Nella vita quotidiana usiamo oggetti di cui non è raro ignorarne spesso l’origine o chi sia stato il primo a farne uso. E’ il caso del ‘vaso da notte’ o pitale, ormai al giorno d’oggi, con i moderni impianti igienici a disposizione, diventato un oggetto obsoleto, ma che fino a qualche decennio fa nelle case dei nostri nonni veniva regolarmente utilizzato.
Chi sarà stato il primo a servirsi di questo oggetto, una comodità antica che ha resistito per secoli fino ai tempi moderni?
Sappiamo per certo che Greci e Romani ne facevano un uso assiduo (anche se non sappiamo se sia stata una usanza tramandata o concepita indipendentemente dai due popoli), dal momento che la maggior parte delle abitazioni di quel tempo era sprovvista di servizi igienici.
I Romani chiamavano il vaso metella, scaphium o lasanum e il materiale di cui era fatto era
l’argillla, mentre l’argento o l’oro erano riservati ai ricchi.
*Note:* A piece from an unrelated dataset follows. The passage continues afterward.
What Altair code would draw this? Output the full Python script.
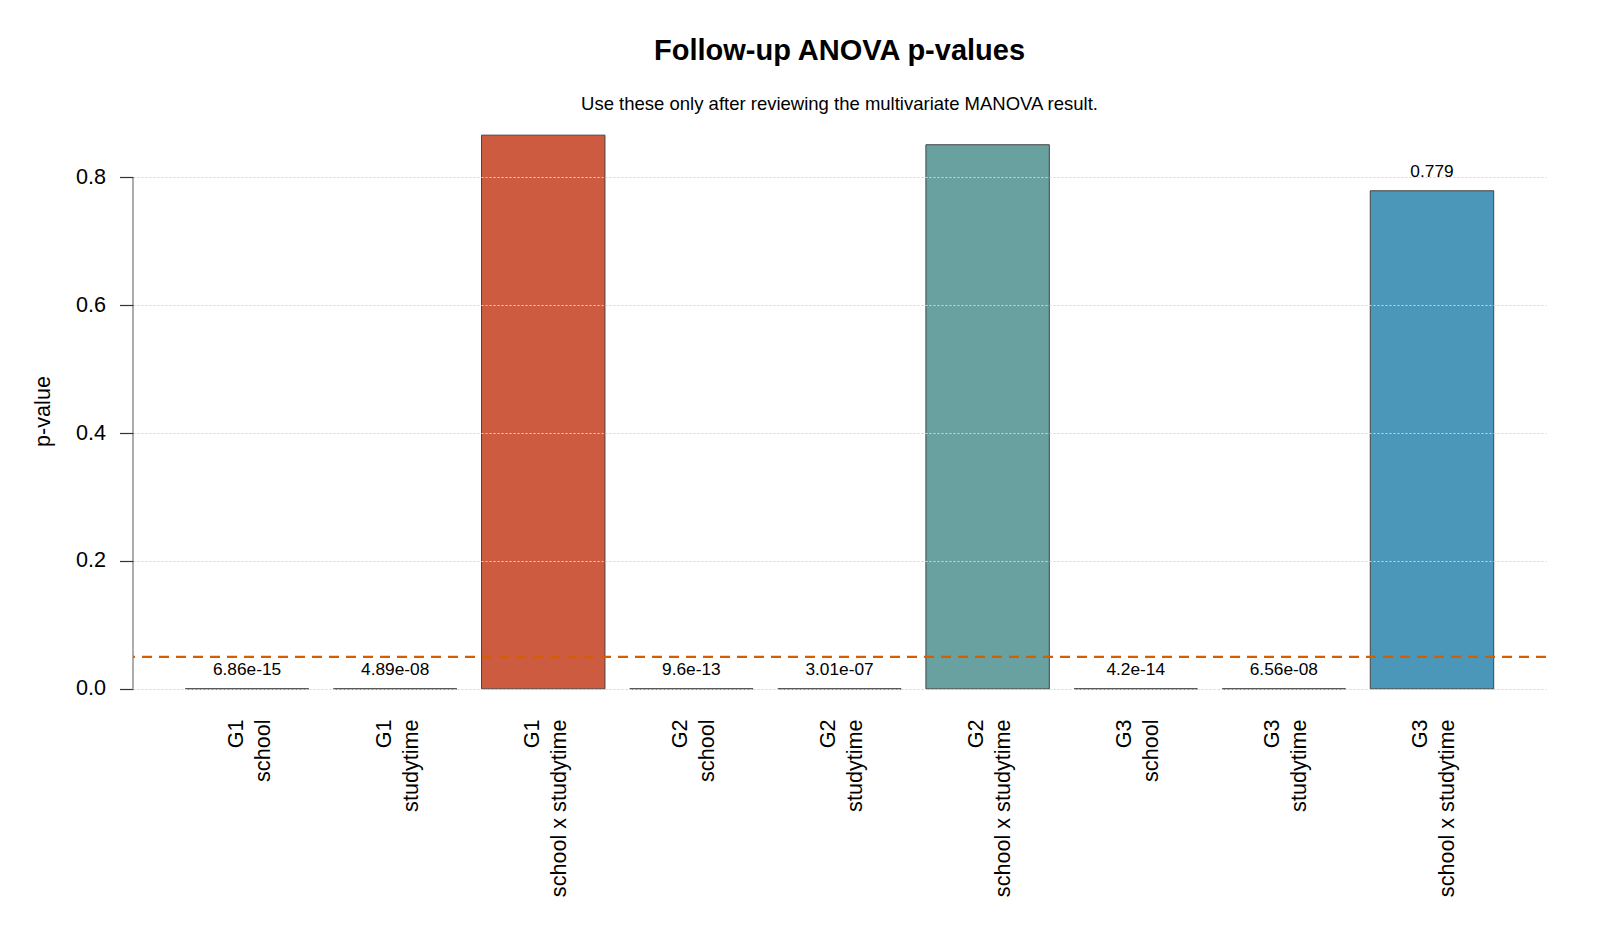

Una nuova ricerca, pubblicata in questi giorni sulla rivista Journal of Archaelogical Science Report, rivela come gli archeologi siano riusciti a riconoscere, tra i tanti vasi o contenitori simili, l’uso di un vaso che in epoca romana era destinato a questa specifica funzione.
“I vasi conici di questo tipo sono stati ampiamente riconosciuti nell’ Impero Romano, in assenza di altre prove, e sono stati spesso chiamati vasi di stoccaggio. La loro scoperta nelle vicinanze di latrine pubbliche aveva portato gli archeologi a ritenerne l’utilizzo come vasi da notte, anche se finora erano mancate prove concrete di questa particolare destinazione”, afferma Roger Wilson, docente nel Dipartimento di studi classici del Vicino Oriente presso l’Università di Cambridge, che ha esaminato uno di questi vasi rinvenuto a Gerace, in Sicilia.
Gli archeologi di Cambridge hanno recuperato i residui di materiale che incrostavano l’interno di un vaso di ceramica risalente al V secolo a.C. in una villa romana.
Utilizzando la microscopia per identificare la presenza di eventuali parassiti intestinali, gli analisti dell’Ancient Parasites Laboratory hanno così individuato la presenza di uova di tricocefali, a conferma che il vaso aveva contenuto feci umane.
“E’ stato emozionante trovare le uova di questi vermi parassiti 1500 anni dopo il loro deposito”, sostiene il co-autore Tiany Wang, che ha preso parte all’osservazione microscopica.
I tricocefali sono parassiti umani lunghi circa cinque centimetri e vivono sul rivestimento del nostro intestino. Le uova che vengono deposte si mescolano alle feci umane e si accumulano in strati sulle superficie interne dei vasi che, se usati ripetutamente, danno luogo alle concrezioni analizzate dagli studiosi di Cambridge.
Come ci si liberava del contenuto? – qualcuno si chiederà.
Per questo, l’antica Roma era provvista di un efficiente sistema fognario che consentiva di raccogliere i liquami e convogliarli fuori città.
I vasi da notte venivano quindi vuotati, al mattino, dagli schiavi presso fosse adeguatamente preposte o presso le latrine.
Allo scopo di impedire che qualche furbastro ritenesse più comodo vuotare il vaso dalla finestra erano state disposte multe severe che venivano impartite da guardie appositamente addestrate.
Su un muro di Pompei è stato rinvenuto un graffito in cui un cittadino ammonisce: “Sudicione! Se ti acchiappano, ti fanno di sicuro la multa. Stai attento!”.